— Start DATASET CONTENT —
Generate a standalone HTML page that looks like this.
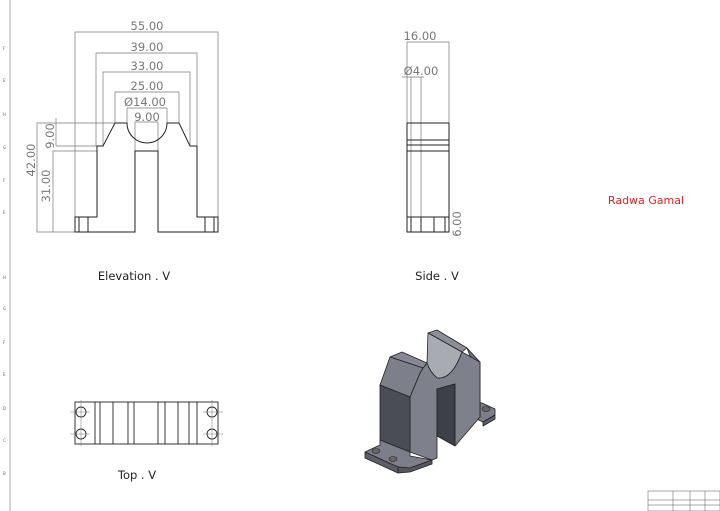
<!DOCTYPE html>
<html><head><style>
body{margin:0;background:#fff;}
svg{display:block;font-family:"DejaVu Sans","Liberation Sans",sans-serif;}
</style></head><body>
<svg width="720" height="511" viewBox="0 0 720 511" xmlns="http://www.w3.org/2000/svg">
<rect width="720" height="511" fill="#fff"/>
<line x1="10" y1="0" x2="10" y2="511" stroke="#888" stroke-width="0.7"/>
<g font-size="4" fill="#666">
<text x="3" y="50">F</text><text x="3" y="82">E</text><text x="3" y="116">H</text><text x="3" y="149">G</text><text x="3" y="182">F</text><text x="3" y="214">E</text><text x="3" y="279">H</text><text x="3" y="310">G</text><text x="3" y="344">F</text><text x="3" y="376">E</text><text x="3" y="410">D</text><text x="3" y="442">C</text><text x="3" y="475">B</text>
</g>
<g stroke="#777" stroke-width="0.7" fill="none">
<polyline points="75,217 75,32 218,32 218,217"/>
<polyline points="96,146 96,53 197,53 197,146"/>
<polyline points="103,146 103,72 190,72 190,146"/>
<polyline points="115,123 115,92 179,92 179,123"/>
<polyline points="127,108 167,108"/>
<line x1="127" y1="108" x2="127" y2="123"/><line x1="167" y1="108" x2="167" y2="123"/>
<polyline points="135,151 135,122 158,122 158,151"/>
<polyline points="115,123 37,123 37,232 75,232"/>
<polyline points="97,151 53,151 53,232"/>
<line x1="56" y1="118" x2="56" y2="146"/><line x1="56" y1="146" x2="103" y2="146"/>
</g>
<g fill="#777" font-size="11.5" text-anchor="middle">
<text x="147" y="30">55.00</text><text x="147" y="51">39.00</text><text x="147" y="70">33.00</text><text x="147" y="90">25.00</text><text x="145" y="106">Ø14.00</text><text x="147" y="121">9.00</text>
<text transform="translate(35,160) rotate(-90)">42.00</text>
<text transform="translate(50,186) rotate(-90)">31.00</text>
<text transform="translate(54,136) rotate(-90)">9.00</text>
</g>
<g stroke="#222" stroke-width="1" fill="none">
<path d="M75,232 L75,217 L97,217 L97,146 L103,146 L115,123 L127,123 A20,20 0 0 0 167,123 L179,123 L190,146 L197,146 L197,217 L218,217 L218,232 L158,232 L158,151 L135,151 L135,232 Z"/>
<line x1="79" y1="217" x2="79" y2="232"/><line x1="88" y1="217" x2="88" y2="232"/>
<line x1="205" y1="217" x2="205" y2="232"/><line x1="214" y1="217" x2="214" y2="232"/>
</g>
<text x="134" y="280" font-size="11.5" fill="#222" text-anchor="middle">Elevation . V</text>
<g stroke="#777" stroke-width="0.7" fill="none">
<polyline points="407,123 407,42 449,42 449,123"/>
<line x1="411" y1="77" x2="411" y2="232"/><line x1="421" y1="77" x2="421" y2="232"/>
<line x1="402" y1="77" x2="424" y2="77"/>
<line x1="449" y1="212" x2="449" y2="232"/>
</g>
<g fill="#777" font-size="11.5" text-anchor="middle">
<text x="420" y="40">16.00</text><text x="421" y="75">Ø4.00</text>
<text transform="translate(461,224) rotate(-90)">6.00</text>
</g>
<g stroke="#222" stroke-width="1" fill="none">
<rect x="407" y="123" width="42" height="109"/>
<line x1="407" y1="140" x2="449" y2="140"/><line x1="407" y1="145" x2="449" y2="145"/><line x1="407" y1="151" x2="449" y2="151"/>
<line x1="407" y1="217" x2="449" y2="217"/>
<line x1="411" y1="217" x2="411" y2="232"/><line x1="421" y1="217" x2="421" y2="232"/><line x1="434" y1="217" x2="434" y2="232"/><line x1="445" y1="217" x2="445" y2="232"/>
</g>
<text x="437" y="280" font-size="11.5" fill="#222" text-anchor="middle">Side . V</text>
<text x="646" y="204" font-size="11" fill="#e02020" text-anchor="middle">Radwa Gamal</text>
<g stroke="#222" stroke-width="0.9" fill="none">
<rect x="75" y="402" width="143" height="42"/>
<line x1="95" y1="402" x2="95" y2="444"/><line x1="100" y1="402" x2="100" y2="444"/><line x1="113" y1="402" x2="113" y2="444"/><line x1="128" y1="402" x2="128" y2="444"/><line x1="134" y1="402" x2="134" y2="444"/><line x1="158" y1="402" x2="158" y2="444"/><line x1="165" y1="402" x2="165" y2="444"/><line x1="178" y1="402" x2="178" y2="444"/><line x1="189" y1="402" x2="189" y2="444"/><line x1="197" y1="402" x2="197" y2="444"/>
<circle cx="81" cy="412" r="5"/><circle cx="81" cy="434" r="5"/><circle cx="212" cy="412" r="5"/><circle cx="212" cy="434" r="5"/>
</g>
<g stroke="#777" stroke-width="0.5">
<line x1="70" y1="412" x2="90" y2="412"/><line x1="70" y1="434" x2="90" y2="434"/><line x1="203" y1="412" x2="223" y2="412"/><line x1="203" y1="434" x2="223" y2="434"/>
<line x1="81" y1="400" x2="81" y2="446"/><line x1="212" y1="400" x2="212" y2="446"/>
</g>
<text x="137" y="479" font-size="11.5" fill="#222" text-anchor="middle">Top . V</text>
<!-- Iso -->
<g stroke="#222" stroke-width="0.8" stroke-linejoin="round">
<!-- right base -->
<polygon points="478,402 482,403 495,409 495,415 483,422 470,416" fill="#7c7f8a"/>
<polygon points="483,422 495,415 495,419 483,426" fill="#5c5f68"/>
<!-- back right ridge top -->
<polygon points="428,333 437,330 467,348 462,352" fill="#8c8f9a"/>
<!-- arc interior -->
<path d="M427,363 L428,333 L462,352 Q452,380 437,378 Q430,372 427,363 Z" fill="#a9abb3"/>
<!-- right side face -->
<polygon points="467,348 480,362 480,417 470,412 470,356" fill="#6f727c"/>
<!-- big front face -->
<path d="M410,397 L420,373 L423,368 L427,363 Q430,372 437,378 Q452,380 462,352 L480,362 L480,417 L455,446 L455,384 L437,389 L437,458 L432,460 L410,452 Z" fill="#7e818c"/>
<!-- slot dark -->
<polygon points="437,389 455,384 455,446 437,436" fill="#3d4048"/>
<!-- left ridge top flat -->
<polygon points="390,357 402,352 427,363 423,368" fill="#868994"/>
<!-- left chamfer -->
<polygon points="380,385 390,357 423,368 420,373 410,397" fill="#7d808b"/>
<!-- left pillar dark front -->
<polygon points="380,385 410,397 410,452 380,440" fill="#4a4d56"/>
<!-- left base -->
<polygon points="365,452 380,445 380,440 410,452 410,456 432,460 410,468 398,467" fill="#7c7f8a"/>
<polygon points="365,452 398,467 398,473 365,458" fill="#5c5f68"/>
<polygon points="398,467 410,468 432,460 432,464 410,472 398,473" fill="#555860"/>
</g>
<g fill="#666" stroke="#222" stroke-width="0.6">
<ellipse cx="376" cy="451" rx="4" ry="2.5"/><ellipse cx="393" cy="459" rx="4" ry="2.5"/><ellipse cx="486" cy="409" rx="4" ry="2.5"/>
</g>
<g stroke="#555" stroke-width="0.5" fill="none">
<rect x="648" y="491" width="72" height="20"/>
<line x1="648" y1="505" x2="720" y2="505"/><line x1="648" y1="500" x2="720" y2="500"/>
<line x1="673" y1="491" x2="673" y2="511"/><line x1="690" y1="491" x2="690" y2="511"/><line x1="705" y1="491" x2="705" y2="511"/>
</g>
</svg>
</body></html>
— End DATASET CONTENT —
▸ **GOAL**
Do not include the images; transcribe the rest of the listing exactly.

▸ **THE RESULT**
Generate a standalone HTML page that looks like this.
<!DOCTYPE html>
<html><head><style>
body{margin:0;background:#fff;}
svg{display:block;font-family:"DejaVu Sans","Liberation Sans",sans-serif;}
</style></head><body>
<svg width="720" height="511" viewBox="0 0 720 511" xmlns="http://www.w3.org/2000/svg">
<rect width="720" height="511" fill="#fff"/>
<line x1="10" y1="0" x2="10" y2="511" stroke="#888" stroke-width="0.7"/>
<g font-size="4" fill="#666">
<text x="3" y="50">F</text><text x="3" y="82">E</text><text x="3" y="116">H</text><text x="3" y="149">G</text><text x="3" y="182">F</text><text x="3" y="214">E</text><text x="3" y="279">H</text><text x="3" y="310">G</text><text x="3" y="344">F</text><text x="3" y="376">E</text><text x="3" y="410">D</text><text x="3" y="442">C</text><text x="3" y="475">B</text>
</g>
<g stroke="#777" stroke-width="0.7" fill="none">
<polyline points="75,217 75,32 218,32 218,217"/>
<polyline points="96,146 96,53 197,53 197,146"/>
<polyline points="103,146 103,72 190,72 190,146"/>
<polyline points="115,123 115,92 179,92 179,123"/>
<polyline points="127,108 167,108"/>
<line x1="127" y1="108" x2="127" y2="123"/><line x1="167" y1="108" x2="167" y2="123"/>
<polyline points="135,151 135,122 158,122 158,151"/>
<polyline points="115,123 37,123 37,232 75,232"/>
<polyline points="97,151 53,151 53,232"/>
<line x1="56" y1="118" x2="56" y2="146"/><line x1="56" y1="146" x2="103" y2="146"/>
</g>
<g fill="#777" font-size="11.5" text-anchor="middle">
<text x="147" y="30">55.00</text><text x="147" y="51">39.00</text><text x="147" y="70">33.00</text><text x="147" y="90">25.00</text><text x="145" y="106">Ø14.00</text><text x="147" y="121">9.00</text>
<text transform="translate(35,160) rotate(-90)">42.00</text>
<text transform="translate(50,186) rotate(-90)">31.00</text>
<text transform="translate(54,136) rotate(-90)">9.00</text>
</g>
<g stroke="#222" stroke-width="1" fill="none">
<path d="M75,232 L75,217 L97,217 L97,146 L103,146 L115,123 L127,123 A20,20 0 0 0 167,123 L179,123 L190,146 L197,146 L197,217 L218,217 L218,232 L158,232 L158,151 L135,151 L135,232 Z"/>
<line x1="79" y1="217" x2="79" y2="232"/><line x1="88" y1="217" x2="88" y2="232"/>
<line x1="205" y1="217" x2="205" y2="232"/><line x1="214" y1="217" x2="214" y2="232"/>
</g>
<text x="134" y="280" font-size="11.5" fill="#222" text-anchor="middle">Elevation . V</text>
<g stroke="#777" stroke-width="0.7" fill="none">
<polyline points="407,123 407,42 449,42 449,123"/>
<line x1="411" y1="77" x2="411" y2="232"/><line x1="421" y1="77" x2="421" y2="232"/>
<line x1="402" y1="77" x2="424" y2="77"/>
<line x1="449" y1="212" x2="449" y2="232"/>
</g>
<g fill="#777" font-size="11.5" text-anchor="middle">
<text x="420" y="40">16.00</text><text x="421" y="75">Ø4.00</text>
<text transform="translate(461,224) rotate(-90)">6.00</text>
</g>
<g stroke="#222" stroke-width="1" fill="none">
<rect x="407" y="123" width="42" height="109"/>
<line x1="407" y1="140" x2="449" y2="140"/><line x1="407" y1="145" x2="449" y2="145"/><line x1="407" y1="151" x2="449" y2="151"/>
<line x1="407" y1="217" x2="449" y2="217"/>
<line x1="411" y1="217" x2="411" y2="232"/><line x1="421" y1="217" x2="421" y2="232"/><line x1="434" y1="217" x2="434" y2="232"/><line x1="445" y1="217" x2="445" y2="232"/>
</g>
<text x="437" y="280" font-size="11.5" fill="#222" text-anchor="middle">Side . V</text>
<text x="646" y="204" font-size="11" fill="#e02020" text-anchor="middle">Radwa Gamal</text>
<g stroke="#222" stroke-width="0.9" fill="none">
<rect x="75" y="402" width="143" height="42"/>
<line x1="95" y1="402" x2="95" y2="444"/><line x1="100" y1="402" x2="100" y2="444"/><line x1="113" y1="402" x2="113" y2="444"/><line x1="128" y1="402" x2="128" y2="444"/><line x1="134" y1="402" x2="134" y2="444"/><line x1="158" y1="402" x2="158" y2="444"/><line x1="165" y1="402" x2="165" y2="444"/><line x1="178" y1="402" x2="178" y2="444"/><line x1="189" y1="402" x2="189" y2="444"/><line x1="197" y1="402" x2="197" y2="444"/>
<circle cx="81" cy="412" r="5"/><circle cx="81" cy="434" r="5"/><circle cx="212" cy="412" r="5"/><circle cx="212" cy="434" r="5"/>
</g>
<g stroke="#777" stroke-width="0.5">
<line x1="70" y1="412" x2="90" y2="412"/><line x1="70" y1="434" x2="90" y2="434"/><line x1="203" y1="412" x2="223" y2="412"/><line x1="203" y1="434" x2="223" y2="434"/>
<line x1="81" y1="400" x2="81" y2="446"/><line x1="212" y1="400" x2="212" y2="446"/>
</g>
<text x="137" y="479" font-size="11.5" fill="#222" text-anchor="middle">Top . V</text>
<!-- Iso -->
<g stroke="#222" stroke-width="0.8" stroke-linejoin="round">
<!-- right base -->
<polygon points="478,402 482,403 495,409 495,415 483,422 470,416" fill="#7c7f8a"/>
<polygon points="483,422 495,415 495,419 483,426" fill="#5c5f68"/>
<!-- back right ridge top -->
<polygon points="428,333 437,330 467,348 462,352" fill="#8c8f9a"/>
<!-- arc interior -->
<path d="M427,363 L428,333 L462,352 Q452,380 437,378 Q430,372 427,363 Z" fill="#a9abb3"/>
<!-- right side face -->
<polygon points="467,348 480,362 480,417 470,412 470,356" fill="#6f727c"/>
<!-- big front face -->
<path d="M410,397 L420,373 L423,368 L427,363 Q430,372 437,378 Q452,380 462,352 L480,362 L480,417 L455,446 L455,384 L437,389 L437,458 L432,460 L410,452 Z" fill="#7e818c"/>
<!-- slot dark -->
<polygon points="437,389 455,384 455,446 437,436" fill="#3d4048"/>
<!-- left ridge top flat -->
<polygon points="390,357 402,352 427,363 423,368" fill="#868994"/>
<!-- left chamfer -->
<polygon points="380,385 390,357 423,368 420,373 410,397" fill="#7d808b"/>
<!-- left pillar dark front -->
<polygon points="380,385 410,397 410,452 380,440" fill="#4a4d56"/>
<!-- left base -->
<polygon points="365,452 380,445 380,440 410,452 410,456 432,460 410,468 398,467" fill="#7c7f8a"/>
<polygon points="365,452 398,467 398,473 365,458" fill="#5c5f68"/>
<polygon points="398,467 410,468 432,460 432,464 410,472 398,473" fill="#555860"/>
</g>
<g fill="#666" stroke="#222" stroke-width="0.6">
<ellipse cx="376" cy="451" rx="4" ry="2.5"/><ellipse cx="393" cy="459" rx="4" ry="2.5"/><ellipse cx="486" cy="409" rx="4" ry="2.5"/>
</g>
<g stroke="#555" stroke-width="0.5" fill="none">
<rect x="648" y="491" width="72" height="20"/>
<line x1="648" y1="505" x2="720" y2="505"/><line x1="648" y1="500" x2="720" y2="500"/>
<line x1="673" y1="491" x2="673" y2="511"/><line x1="690" y1="491" x2="690" y2="511"/><line x1="705" y1="491" x2="705" y2="511"/>
</g>
</svg>
</body></html>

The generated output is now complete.